Dear Commons Community,

Here in New York we have been privileged to observe the negotiations between the City of New York and its teachers union the United Federation of Teachers (UFT) for the past year or so over the thorny issue of evaluations.  The deadline for state education officials to approve any teacher evaluation plan submitted by the city was last night at midnight; missing it would cost the city approximately $250 million in education aid from Albany that it budgeted for in June and would make it ineligible for roughly $200 million in state and federal grants.  Yesterday afternoon, Mayor Michael R. Bloomberg and Michael Mulgrew, the president of the UFT held separate news conferences to say the talks had disintegrated during a middle-of-the-night negotiating session in Manhattan. No further talks have been scheduled.  The New York Times reported:

“In New York, each side blamed the other for the breakdown and accused the other of hurling falsehoods. But what was clear was that the inability to reach an agreement, even with so much money as an incentive, was another sign of how frayed the relationship between the mayor and the city’s unions had become. The announcement came on the second day of a yellow-bus strike — the first in 34 years — that was called by the main bus drivers’ union, forcing more than 100,000 children, many of them with special needs, to find new ways to get to school.

In a statement, Mr. Mulgrew referred to the strike: “Thousands of parents have gotten a lesson this week, as the mayor’s ‘my way or the highway’ approach has left thousands of schoolchildren stranded at curbs across the city by the school bus strike. That same stubborn attitude on the mayor’s part now means that our schools will suffer a loss of millions of dollars in state aid.”

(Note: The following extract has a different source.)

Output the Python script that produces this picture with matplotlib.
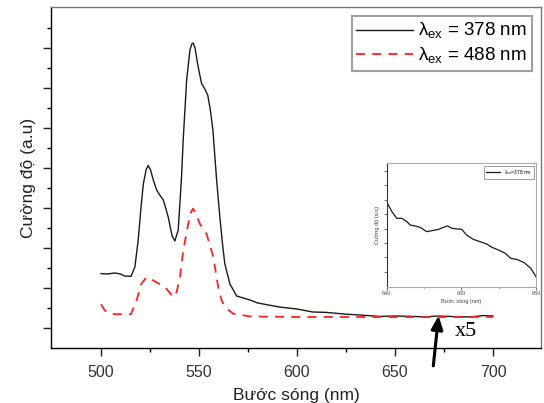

The Times comment that the Mayor’s relationship with the unions is “frayed” is an understatement particularly with regard to the UFT.   Mayor Bloomberg has done a lot of good things for the City during his tenure but working with and supporting the teachers in the public schools has not been one of them.  His appointment of Joel Klein as school chancellor who relished confrontation and who from the start engaged in teacher bashing and “them against us” attitude poisoned any chance of a  working relationship.

There may still be some time to resolve the teacher evaluation  issue in that the deadline was strictly an administrative one  established by Governor Andrew Cuomo and he probably can extend it with a little prodding.